Calvario tiburtino

Ad un anno dalla elezione di Virginia Raggi al Comune di Roma i malesseri della città non sono diminuiti. I mali vengono da lontano. L’esempio della Tiburtina

Quattro anni fa ci trasferimmo d’ufficio con la redazione di Città Nuova: dal centralissimo quartiere Prati al periferico quartiere di San Basilio. Questione di risparmiare, ovviamente. Tutta la Tiburtina, dalla omonima stazione ferroviaria fino al Raccordo Anulare era un cantiere. Si vedevano operai al lavoro, scavatrici, mezzi meccanici in movimento. «Un po’ di pazienza e riusciremo ad avere una via di accesso rapida e nuova al nostro posto di lavoro periferico, dopo Rebibbia, dove arrivava la metropolitana», ci siamo detti speranzosi. Qualcosa ci faceva tuttavia dubitare del buon esito dei lavori: la scelta dell’amministrazione capitolina, allora guidata da Ignazio Marino, era stata quella di non creare ingolfamenti e strozzature totali dell’arteria, privilegiando piccoli cantieri mobili che avrebbero rapidamente risistemato brevi tratti di strada. Qualcosa effettivamente ha funzionato, e qua e là vi sono dei tratti di strada ormai a doppia carreggiata, asfaltate di nuovo, fornite di buoni marciapiedi, con attraversamenti pedonali degni. Ma dopo quattro anni stamani ho costatato che persino nei pochi tratti già pronti sono state sistemate nuove chicane per proteggere nuovi scavi operati sulle superfici stradali già asfaltati.

Quattro anni che sono serviti a qualcosa? Oggi non si vedono più operai al lavoro. Dicono che sia il problema degli appalti e dei subappalti, dei finanziamenti che ci sono e non ci sono, della poca organizzazione del lavoro. Fatto sta alla riunione mattutina delle 9.15 in redazione non siamo mai al completo, salvo rarissimi casi: ogni mattina abbiamo il nostro bollettino di guerra da redigere via whatsapp o mail o sms: Sara è ferma nella metro B, Carlo invece non riesce a salire a Rebibbia su autobus stracolmi e immobilizzati nel traffico; Aurelio è bloccato sul Gra; Luigia è ancora all’altezza della Romanina; Giulio arriva ma ansimante… Meno male che Aurora è arrivata alle 7… Così spesso si lavora da remoto, evitando trasferimenti micidiali. Soprattutto nei venerdì in cui, guarda caso il weekend diventa lunghissimo, c’è sciopero dei mezzi pubblici! E che dire delle “missioni” al Centro durante la giornata? Tra auto, metro, autobus, caldo torrido e assenza di marciapiedi, per assistere a una conferenza stampa, come m’è capitato ieri, debbo calcolare almeno quattro ore di calvario tiburtino.

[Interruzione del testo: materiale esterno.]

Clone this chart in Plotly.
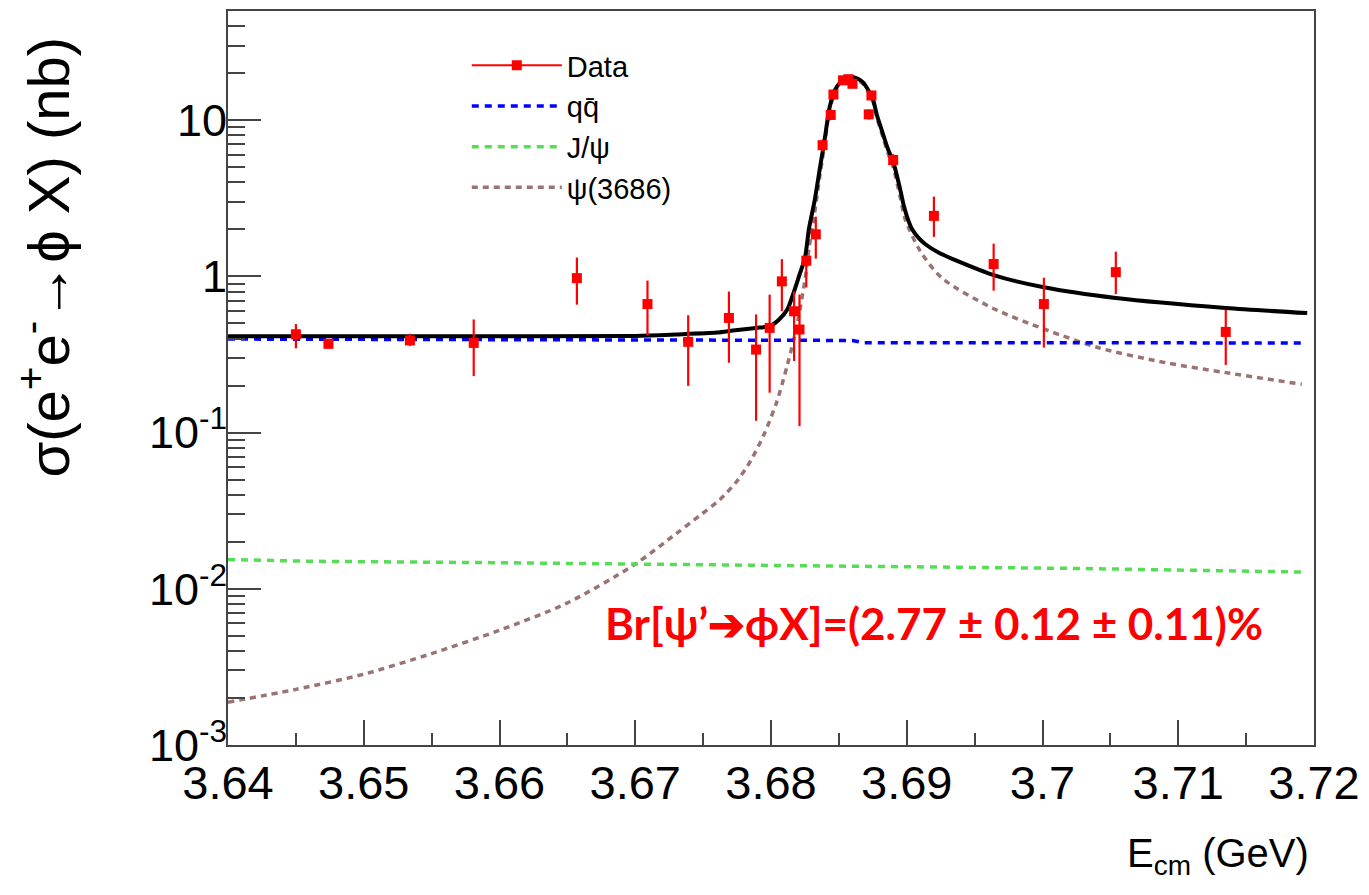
import plotly.graph_objects as go

# ---------------- data ----------------
data_E = [3.6450, 3.6474, 3.6534, 3.6581, 3.6657, 3.6709, 3.6739, 3.6769, 3.6789, 3.6799,
          3.6808, 3.6817, 3.6821, 3.6826, 3.6833, 3.6838, 3.6844, 3.6846, 3.6853, 3.6857,
          3.6860, 3.6872, 3.6874, 3.6890, 3.6920, 3.6964, 3.7001, 3.7054, 3.7135]
data_sigma = [0.426, 0.370, 0.389, 0.375, 0.975, 0.665, 0.381, 0.542, 0.340, 0.468,
              0.929, 0.598, 0.457, 1.26, 1.86, 6.92, 10.8, 14.6, 18.0, 18.3,
              17.1, 10.9, 14.4, 5.56, 2.44, 1.20, 0.665, 1.065, 0.441]
data_err_up = [0.069, 0.02, 0.04, 0.155, 0.345, 0.275, 0.183, 0.258, 0.231, 0.296,
               0.36, 0.204, 0.308, 0.10, 0.55, 0.6, 0.8, 1.0, 1.0, 1.0,
               1.0, 0.8, 1.0, 0.5, 0.80, 0.42, 0.315, 0.375, 0.17]
data_err_down = [0.080, 0.02, 0.03, 0.145, 0.316, 0.245, 0.182, 0.262, 0.221, 0.288,
                 0.33, 0.311, 0.347, 0.41, 0.56, 0.6, 0.8, 1.0, 1.0, 1.0,
                 1.0, 0.8, 1.0, 0.5, 0.65, 0.39, 0.315, 0.295, 0.17]

total_E = [3.6400, 3.6563, 3.6700, 3.6730, 3.6760, 3.6772, 3.6789, 3.6799, 3.6806, 3.6812,
           3.6817, 3.6821, 3.6825, 3.6828, 3.6832, 3.6836, 3.6840, 3.6843, 3.6847, 3.6851,
           3.6855, 3.6860, 3.6864, 3.6868, 3.6871, 3.6875, 3.6878, 3.6882, 3.6886, 3.6890,
           3.6895, 3.6898, 3.6901, 3.6904, 3.6909, 3.6914, 3.6924, 3.6934, 3.6964, 3.7001,
           3.7054, 3.7135, 3.7195]
total_sigma = [0.414, 0.414, 0.416, 0.425, 0.437, 0.450, 0.468, 0.480, 0.530, 0.613,
               0.802, 1.025, 1.31, 2.03, 3.01, 4.91, 8.02, 11.9, 15.5, 17.5,
               18.7, 18.9, 18.4, 17.4, 15.9, 13.7, 10.8, 8.42, 6.59, 5.42,
               3.66, 2.80, 2.30, 2.00, 1.75, 1.60, 1.41, 1.29, 1.02, 0.851,
               0.727, 0.628, 0.582]

qq_E = [3.6400, 3.6860, 3.6868, 3.7192]
qq_sigma = [0.397, 0.389, 0.376, 0.375]

jpsi_E = [3.6400, 3.6460, 3.6595, 3.6732, 3.6880, 3.7025, 3.7192]
jpsi_sigma = [0.0154, 0.0150, 0.0147, 0.0143, 0.0140, 0.0135, 0.0128]

psip_E = [3.6400, 3.6450, 3.6500, 3.6550, 3.6600, 3.6649, 3.6699, 3.6730, 3.6747, 3.6762,
          3.6775, 3.6785, 3.6795, 3.6804, 3.6812, 3.6819, 3.6825, 3.6828, 3.6832, 3.6836,
          3.6840, 3.6843, 3.6847, 3.6851, 3.6855, 3.6860, 3.6864, 3.6868, 3.6871, 3.6875,
          3.6878, 3.6882, 3.6886, 3.6890, 3.6895, 3.6899, 3.6910, 3.6926, 3.6963, 3.7002,
          3.7042, 3.7091, 3.7135, 3.7191]
psip_sigma = [0.00188, 0.00227, 0.00284, 0.00385, 0.00543, 0.00804, 0.0142, 0.0225, 0.0292, 0.0370,
              0.0490, 0.066, 0.098, 0.155, 0.270, 0.48, 0.95, 1.5, 2.5, 4.4,
              7.5, 11.4, 15.0, 17.1, 18.3, 18.5, 18.0, 17.0, 15.5, 13.3,
              10.4, 8.0, 6.2, 5.0, 3.26, 2.3, 1.45, 0.975, 0.628, 0.457,
              0.348, 0.280, 0.242, 0.204]

x_tickvals = [3.64, 3.65, 3.66, 3.67, 3.68, 3.69, 3.70, 3.71, 3.72]
x_ticktext = ["3.64", "3.65", "3.66", "3.67", "3.68", "3.69", "3.7", "3.71", "3.72"]
y_tickvals = [0.001, 0.01, 0.1, 1, 10]
y_ticktext = ["10<sup>-3</sup>", "10<sup>-2</sup>", "10<sup>-1</sup>", "1", "10"]
y_minor = [m * 10 ** e for e in range(-3, 2) for m in range(2, 10) if m * 10 ** e <= 50]

FONT = "Liberation Sans, Arial, sans-serif"
FRAME = "#444444"

fig = go.Figure()

fig.add_trace(go.Scatter(x=psip_E, y=psip_sigma, mode="lines", name="ψ(3686)",
                         line=dict(color="#9a7474", width=3.5, dash="6px,5px", shape="spline", smoothing=0.8),
                         legendrank=4))
fig.add_trace(go.Scatter(x=jpsi_E, y=jpsi_sigma, mode="lines", name="J/ψ",
                         line=dict(color="#55dd55", width=3.5, dash="7px,6px"), legendrank=3))
fig.add_trace(go.Scatter(x=qq_E, y=qq_sigma, mode="lines", name="qq\u0304",
                         line=dict(color="#0000ff", width=3.5, dash="7px,6px"), legendrank=2))
fig.add_trace(go.Scatter(x=total_E, y=total_sigma, mode="lines", name="Total", showlegend=False,
                         line=dict(color="black", width=4, shape="spline", smoothing=0.7)))
fig.add_trace(go.Scatter(x=data_E, y=data_sigma, mode="markers", name="Data", showlegend=False,
                         legendgroup="data",
                         marker=dict(symbol="square", size=10, color="#ff0000"),
                         error_y=dict(type="data", symmetric=False, array=data_err_up,
                                      arrayminus=data_err_down, color="#ff0000",
                                      thickness=2.2, width=0)))
fig.add_trace(go.Scatter(x=[None], y=[None], mode="lines+markers", name="Data", legendgroup="data",
                         marker=dict(symbol="square", size=10, color="#ff0000"),
                         line=dict(color="#ff0000", width=2), legendrank=1))

# minor y ticks on an overlay axis
fig.add_trace(go.Scatter(x=[None], y=[None], yaxis="y2", showlegend=False, hoverinfo="skip"))

fig.update_layout(
    width=1369, height=895,
    margin=dict(l=228, r=54, t=9, b=150),
    paper_bgcolor="white", plot_bgcolor="white",
    font=dict(family=FONT, color="black"),
    showlegend=True,
    legend=dict(x=(467 - 228) / 1087, y=(745 - 38) / 736, xanchor="left", yanchor="top",
                bgcolor="rgba(0,0,0,0)", borderwidth=0, itemwidth=90,
                font=dict(family=FONT, size=29, color="black"),
                tracegroupgap=0),
    xaxis=dict(range=[3.64, 3.72], tickvals=x_tickvals, ticktext=x_ticktext,
               ticks="inside", ticklen=25, tickwidth=2, tickcolor=FRAME,
               showline=True, linecolor=FRAME, linewidth=2, mirror=True,
               showgrid=False, zeroline=False, ticklabelstandoff=-4,
               tickfont=dict(size=47, family=FONT),
               minor=dict(ticks="inside", ticklen=12, tickwidth=2, tickcolor=FRAME,
                          tick0=3.64, dtick=0.005, showgrid=False)),
    yaxis=dict(type="log", range=[-3, 1.69897], tickvals=y_tickvals, ticktext=y_ticktext,
               ticks="inside", ticklen=33, tickwidth=2, tickcolor=FRAME,
               showline=True, linecolor=FRAME, linewidth=2, mirror=True,
               showgrid=False, zeroline=False, ticklabelstandoff=-10,
               tickfont=dict(size=45, family=FONT)),
    yaxis2=dict(type="log", range=[-3, 1.69897], overlaying="y", side="left",
                tickvals=y_minor, ticks="inside", ticklen=17, tickwidth=2, tickcolor=FRAME,
                showticklabels=False, showgrid=False, showline=False, zeroline=False),
)

fig.add_annotation(xref="paper", yref="paper", x=(44 - 228) / 1087, y=(745 - 33) / 736,
                   xanchor="center", yanchor="top",
                   text="σ(e<sup>+</sup>e<sup>-</sup>→ϕ X) (nb)", textangle=-90, showarrow=False,
                   font=dict(size=58, family=FONT, color="black"))
fig.add_annotation(xref="paper", yref="paper", x=(1312 - 228) / 1087, y=(745 - 856) / 736,
                   xanchor="right", yanchor="middle",
                   text="E<sub>cm</sub> (GeV)", showarrow=False,
                   font=dict(size=40, family=FONT, color="black"))
fig.add_annotation(xref="paper", yref="paper", x=(603 - 228) / 1087, y=(745 - 623) / 736,
                   xanchor="left", yanchor="middle",
                   text="<b>Br[ψ’➔ϕX]=(2.77 ± 0.12 ± 0.11)%</b>", showarrow=False,
                   font=dict(size=44, family="Lato, Open Sans, sans-serif", color="#ff0000"))

fig.write_html("out.html")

I mali di Roma non possono essere messi sulle spalle dell’ultimo sindaco. Ci mancherebbe. Le responsabilità risalgono ad almeno una dozzina di anni addietro, quando l’amministrazione comunale cominciò a soffrire in modo macroscopico per le infiltrazioni mafiose, quando si cessò di avere una visione sul futuro della città, quando il tasso etico di tanti, troppi funzionari comunali, scese sotto i livelli di guardia, quando le privatizzazioni delle municipalizzate s’arenarono, quando a causa del fiscal compact e per far cassa si ridussero drasticamente i fondi destinati alla manutenzione della città.

Ma allora il male di Roma siamo noi romani? Lo dicono a Milano, a Torino, a Venezia. E anche qui a Roma. Non credo che si possa criminalizzare un’intera città, anche se il menefreghismo impera un po’ ovunque nella città dei cesari e dei papi. Servirebbe una grande umiltà da parte di tutti, politici in testa. E rimboccarsi le maniche, approfittando anche della presenza a Roma dell’eccellente procuratore Giuseppe Pignatone, attirando investitori e artisti. La città più bella al mondo dovrebbe essere amata un po’ di più. Nell’umiltà di darsi casomai un credibile “6 – -” e non di un “7 ½” (come la Raggi si è auto-lodata) che sa tanto di supponenza. Roma ha bisogno di umiltà e non di supponenza, per poter scendere dal calvario tiburtino.